LE QUOTIDIEN : Un tiers des salariés des EHPAD était en grève le 30 janvier. Les personnels se mobilisent à nouveau jeudi. Comprenez-vous les raisons de leur colère ?
MONIQUE IBORRA : Je les comprends d'autant plus que j'en ai été le témoin. Dans le cadre de ma mission flash sur les EHPAD rendue publique en septembre, j'ai auditionné des directeurs de structure, des médecins et des agents. La crispation du secteur est importante car unanime !
Pendant des années, on a fait du bricolage sur la prise en charge des patients à domicile ou en maisons de retraite. On a imposé aux EHPAD un modèle administratif très hospitalier, technocratique, tout en expliquant aux directeurs qu'ils étaient en charge d'un lieu de vie et non de soins. Imaginez leur degré d'incompréhension et celui des soignants !
La parution fin décembre 2016 des décrets d’application de la loi relative à l'adaptation de la société au vieillissement, qui entérinent une réforme tarifaire en vigueur seulement quelques jours plus tard, a été la goutte d'eau de trop.
Agnès Buzyn a ajouté 50 millions d'euros au pot pour éviter que la réforme tarifaire ne pénalise les EHPAD. Est-ce suffisant ?
Absolument pas ! La réforme fait des perdants dans le secteur public et des gagnants dans le secteur privé commercial, c'est un fait. Mais il est temps d'envisager le problème d'une manière plus globale que sous l'angle financier. Il faut revoir intégralement la copie des EHPAD. Il faut mieux prendre en compte le besoin des établissements en soignants et en médecins.
Un tiers des établissements sont dépourvus de médecins coordonnateurs. Comment en est-on arrivé là ?
Il y a un problème de cohérence entre le modèle médical dans les EHPAD et la demande réelle en soins. En 2005, on s'est dit que la présence ponctuelle du médecin généraliste libéral, qui est aussi le prescripteur, serait suffisante. C'est une erreur. Non seulement la démographie de la médecine générale est en souffrance mais en plus les praticiens en exercice interviennent souvent en EHPAD dans de mauvaises conditions, le soir, en fin de consultations. Le suivi médical des résidents s'en ressent. Ce n'est la faute de personne mais c'est la réalité.

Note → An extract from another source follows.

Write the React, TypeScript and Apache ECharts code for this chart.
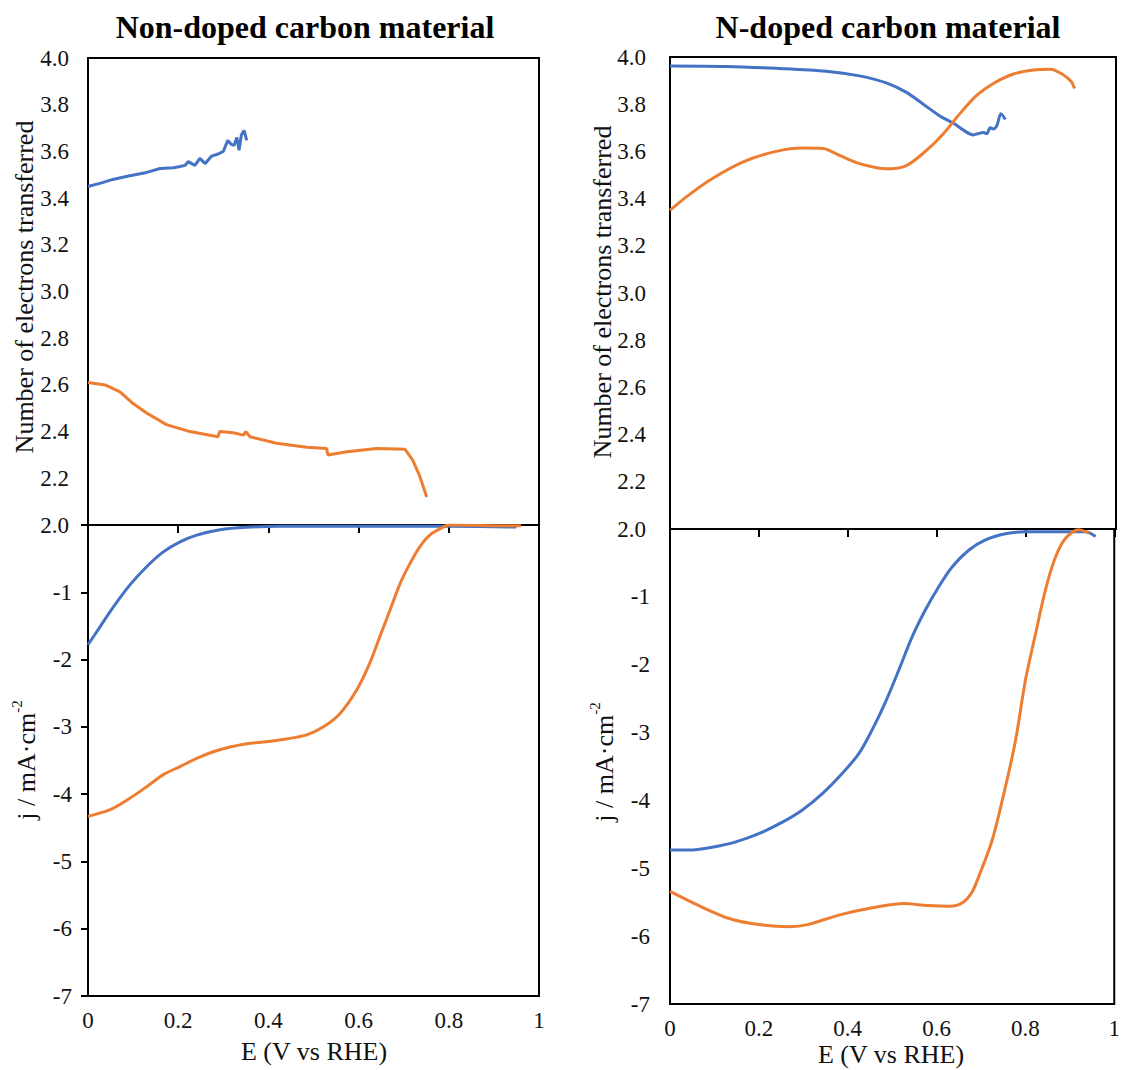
import React, { useEffect, useRef } from "react";
import * as echarts from "echarts";

// ---------- data (E in V vs RHE) ----------
// Non-doped carbon: number of electrons transferred
const nonDopedElectronsBlue: [number, number][] = [
  [0, 3.45], [0.03, 3.465], [0.055, 3.48], [0.09, 3.495], [0.13, 3.51], [0.16, 3.527],
  [0.19, 3.53], [0.204, 3.535], [0.215, 3.54], [0.222, 3.556], [0.237, 3.54], [0.248, 3.57],
  [0.26, 3.548], [0.274, 3.58], [0.29, 3.59], [0.3, 3.6], [0.31, 3.647], [0.318, 3.63],
  [0.324, 3.626], [0.33, 3.66], [0.335, 3.605], [0.34, 3.67], [0.346, 3.69], [0.352, 3.647],
];
const nonDopedElectronsOrange: [number, number][] = [
  [0, 2.61], [0.038, 2.6], [0.071, 2.57], [0.1, 2.52], [0.13, 2.48], [0.174, 2.43],
  [0.226, 2.4], [0.288, 2.378], [0.292, 2.4], [0.322, 2.395], [0.345, 2.385], [0.35, 2.4],
  [0.359, 2.378], [0.418, 2.35], [0.485, 2.333], [0.529, 2.328], [0.532, 2.3], [0.574, 2.314],
  [0.64, 2.328], [0.703, 2.324], [0.72, 2.278], [0.736, 2.207], [0.751, 2.12],
];
// Non-doped carbon: current density j / mA·cm-2
const nonDopedCurrentBlue: [number, number][] = [
  [0, -1.78], [0.027, -1.51], [0.056, -1.22], [0.093, -0.89], [0.13, -0.62], [0.167, -0.4],
  [0.204, -0.25], [0.241, -0.15], [0.293, -0.07], [0.352, -0.035], [0.42, -0.02], [0.6, -0.02],
  [0.8, -0.02], [0.95, -0.03],
];
const nonDopedCurrentOrange: [number, number][] = [
  [0, -4.33], [0.049, -4.23], [0.093, -4.06], [0.13, -3.89], [0.167, -3.71], [0.204, -3.59],
  [0.241, -3.47], [0.278, -3.37], [0.315, -3.3], [0.352, -3.25], [0.396, -3.22], [0.44, -3.18],
  [0.485, -3.12], [0.522, -3.0], [0.559, -2.8], [0.596, -2.45], [0.625, -2.05], [0.647, -1.66],
  [0.67, -1.26], [0.692, -0.87], [0.714, -0.57], [0.736, -0.32], [0.758, -0.15], [0.788, -0.03],
  [0.8, 0], [0.9, -0.01], [0.96, -0.01],
];
// N-doped carbon: number of electrons transferred
const nDopedElectronsBlue: [number, number][] = [
  [0, 3.962], [0.125, 3.96], [0.238, 3.952], [0.35, 3.94], [0.425, 3.92], [0.485, 3.89],
  [0.53, 3.85], [0.568, 3.8], [0.605, 3.75], [0.635, 3.72], [0.658, 3.69], [0.68, 3.67],
  [0.69, 3.675], [0.703, 3.68], [0.71, 3.675], [0.718, 3.7], [0.725, 3.695], [0.733, 3.71],
  [0.742, 3.76], [0.752, 3.735],
];
const nDopedElectronsOrange: [number, number][] = [
  [0, 3.35], [0.035, 3.405], [0.088, 3.477], [0.163, 3.555], [0.238, 3.6], [0.298, 3.614],
  [0.343, 3.612], [0.38, 3.583], [0.425, 3.548], [0.485, 3.526], [0.53, 3.54], [0.575, 3.604],
  [0.613, 3.675], [0.65, 3.76], [0.688, 3.838], [0.725, 3.888], [0.77, 3.928], [0.815, 3.945],
  [0.853, 3.948], [0.883, 3.923], [0.9, 3.895], [0.907, 3.867],
];
// N-doped carbon: current density
const nDopedCurrentBlue: [number, number][] = [
  [0, -4.73], [0.05, -4.73], [0.095, -4.69], [0.148, -4.61], [0.2, -4.49], [0.253, -4.32],
  [0.298, -4.14], [0.343, -3.9], [0.388, -3.6], [0.425, -3.31], [0.455, -2.96], [0.485, -2.55],
  [0.515, -2.08], [0.545, -1.59], [0.575, -1.19], [0.605, -0.85], [0.635, -0.56], [0.673, -0.31],
  [0.71, -0.16], [0.755, -0.07], [0.8, -0.04], [0.875, -0.04], [0.935, -0.04], [0.958, -0.11],
];
const nDopedCurrentOrange: [number, number][] = [
  [0, -5.34], [0.065, -5.55], [0.133, -5.74], [0.2, -5.83], [0.27, -5.86], [0.31, -5.83],
  [0.38, -5.69], [0.45, -5.59], [0.527, -5.52], [0.58, -5.55], [0.63, -5.56], [0.66, -5.5],
  [0.68, -5.35], [0.695, -5.12], [0.725, -4.59], [0.755, -3.8], [0.778, -3.11], [0.8, -2.23],
  [0.823, -1.54], [0.845, -0.9], [0.868, -0.41], [0.89, -0.14], [0.92, -0.01], [0.943, -0.06],
];

const panelTitles = ["Non-doped carbon material", "N-doped carbon material"];
const electronsTitle = "Number of electrons transferred";
const xTitle = "E (V vs RHE)";
const eRange = [0, 1];
const electronsRange = [2, 4];
const currentRange = [-7, 0];

const BLUE = "#4472C4";
const ORANGE = "#ED7D31";
const FONT = "Times New Roman, Liberation Serif, DejaVu Serif, serif";
const TICK_FS = 23;
const NAME_FS = 26;

export default function App() {
  const ref = useRef<HTMLDivElement>(null);
  useEffect(() => {
    if (!ref.current) return;
    const chart = echarts.init(ref.current, undefined, { renderer: "svg" });

    const grids = [
      { left: 88, top: 58, width: 451, height: 467 },
      { left: 88, top: 525, width: 451, height: 471 },
      { left: 670, top: 57, width: 446, height: 472 },
      { left: 670, top: 529, width: 446, height: 475 },
    ].map((g) => ({
      ...g,
      show: true,
      borderColor: "#000",
      borderWidth: 2,
      backgroundColor: "transparent",
      containLabel: false,
    }));

    const xFmt = (v: number) => (v === 0 ? "0" : v === 1 ? "1" : v.toFixed(1));
    const hiddenX = (gi: number) => ({
      type: "value", gridIndex: gi, min: eRange[0], max: eRange[1], show: false,
    });
    const labelX = (gi: number) => ({
      type: "value", gridIndex: gi, min: eRange[0], max: eRange[1], interval: 0.2,
      position: "bottom",
      axisLine: { show: false }, axisTick: { show: false }, splitLine: { show: false },
      axisLabel: { formatter: xFmt, fontFamily: FONT, fontSize: TICK_FS, color: "#111", margin: 13 },
    });
    const tickX = (gi: number) => ({
      type: "value", gridIndex: gi, min: eRange[0], max: eRange[1], interval: 0.2,
      position: "top",
      axisLine: { show: true, lineStyle: { color: "#000", width: 2 } },
      axisTick: { show: true, inside: true, length: 8, lineStyle: { color: "#000", width: 2 } },
      axisLabel: { show: false }, splitLine: { show: false },
    });
    const electronsY = (gi: number, margin: number) => ({
      type: "value", gridIndex: gi, min: electronsRange[0], max: electronsRange[1], interval: 0.2,
      axisLine: { show: false }, axisTick: { show: false }, splitLine: { show: false },
      axisLabel: {
        formatter: (v: number) => v.toFixed(1),
        fontFamily: FONT, fontSize: TICK_FS, color: "#111", margin,
      },
    });
    const currentY = (gi: number, ticks: boolean, margin: number) => ({
      type: "value", gridIndex: gi, min: currentRange[0], max: currentRange[1], interval: 1,
      axisLine: { show: true, lineStyle: { color: "#000", width: 2 } },
      axisTick: { show: ticks, length: 7, lineStyle: { color: "#000", width: 2 } },
      splitLine: { show: false },
      axisLabel: {
        formatter: (v: number) => (v === 0 ? "" : String(v)),
        fontFamily: FONT, fontSize: TICK_FS, color: "#111", margin,
      },
    });

    const line = (name: string, data: [number, number][], color: string, xi: number, yi: number, smooth: boolean) => ({
      type: "line", name, data, xAxisIndex: xi, yAxisIndex: yi,
      showSymbol: false, symbol: "none", smooth: smooth ? 0.3 : false,
      lineStyle: { color, width: 3 }, itemStyle: { color },
      z: 5,
    });

    const yTitle = (x: number, y: number, text: string, rich?: any) => ({
      type: "text", x, y, rotation: Math.PI / 2,
      style: {
        text, fontFamily: FONT, fontSize: NAME_FS, fill: "#111",
        align: "center", verticalAlign: "middle", rich,
      },
    });
    const jRich = {
      a: { fontFamily: FONT, fontSize: NAME_FS, fill: "#111", lineHeight: 30, verticalAlign: "bottom" },
      s: { fontFamily: FONT, fontSize: 15, fill: "#111", lineHeight: 30, verticalAlign: "top" },
    };
    const jText = "{a|j / mA·cm}{s|-2}";

    chart.setOption({
      animation: false,
      backgroundColor: "#fff",
      textStyle: { fontFamily: FONT },
      grid: grids,
      xAxis: [hiddenX(0), labelX(1), tickX(1), hiddenX(2), labelX(3), tickX(3)],
      yAxis: [electronsY(0, 19), currentY(1, true, 16), electronsY(2, 24), currentY(3, false, 20)],
      series: [
        line("Non-doped n (blue)", nonDopedElectronsBlue, BLUE, 0, 0, false),
        line("Non-doped n (orange)", nonDopedElectronsOrange, ORANGE, 0, 0, false),
        line("Non-doped j (blue)", nonDopedCurrentBlue, BLUE, 1, 1, true),
        line("Non-doped j (orange)", nonDopedCurrentOrange, ORANGE, 1, 1, true),
        line("N-doped n (blue)", nDopedElectronsBlue, BLUE, 3, 2, true),
        line("N-doped n (orange)", nDopedElectronsOrange, ORANGE, 3, 2, true),
        line("N-doped j (blue)", nDopedCurrentBlue, BLUE, 4, 3, true),
        line("N-doped j (orange)", nDopedCurrentOrange, ORANGE, 4, 3, true),
      ],
      graphic: [
        {
          type: "text", x: 305, y: 27,
          style: { text: panelTitles[0], fontFamily: FONT, fontSize: 32, fontWeight: "bold", fill: "#000", align: "center", verticalAlign: "middle" },
        },
        {
          type: "text", x: 888, y: 27,
          style: { text: panelTitles[1], fontFamily: FONT, fontSize: 32, fontWeight: "bold", fill: "#000", align: "center", verticalAlign: "middle" },
        },
        yTitle(24, 287, electronsTitle),
        yTitle(602, 292, electronsTitle),
        yTitle(24, 760, jText, jRich),
        yTitle(602, 762, jText, jRich),
        {
          type: "text", x: 314, y: 1051,
          style: { text: xTitle, fontFamily: FONT, fontSize: NAME_FS, fill: "#111", align: "center", verticalAlign: "middle" },
        },
        {
          type: "text", x: 891, y: 1054,
          style: { text: xTitle, fontFamily: FONT, fontSize: NAME_FS, fill: "#111", align: "center", verticalAlign: "middle" },
        },
      ],
    });
    return () => chart.dispose();
  }, []);

  return (
    <div
      ref={ref}
      style={{ position: "fixed", left: 0, top: 0, width: 1123, height: 1070, background: "#fff" }}
    />
  );
}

Ensuite, en maison de retraite, le médecin coordonnateur est sous l'autorité du responsable de l'établissement, son autonomie est très réduite. Il possède une fonction administrative et ne prescrit qu'en cas d'urgence. Ce n'est pas très attirant ! Je rappelle par ailleurs que la gériatrie est une spécialité médicale toute jeune. Là encore, cela pose problème en termes de recrutement.
Que faire pour ramener les médecins dans les EHPAD ?
Il faut ouvrir le droit de prescription aux médecins coordonnateurs et augmenter leur temps de présence obligatoire dans les établissements, qui est aujourd'hui ridicule. Le problème de recrutement ne s'arrête pas aux médecins. C'est l'ensemble du personnel soignant qui est en souffrance. C'est la raison pour laquelle je recommande la création de normes minimales de personnels par résident, notamment pour les aides soignantes et les infirmières.
Les EHPAD doivent prévoir dans leur budget la présence d’un infirmier diplômé la nuit, en astreinte ou en poste. Dix millions d'euros ont été débloqués en ce sens. Aujourd'hui, un EHPAD peut tourner la nuit avec deux aides-soignantes uniquement... Si un décès intervient, il faut attendre le matin pour le prononcer. C'est inadmissible.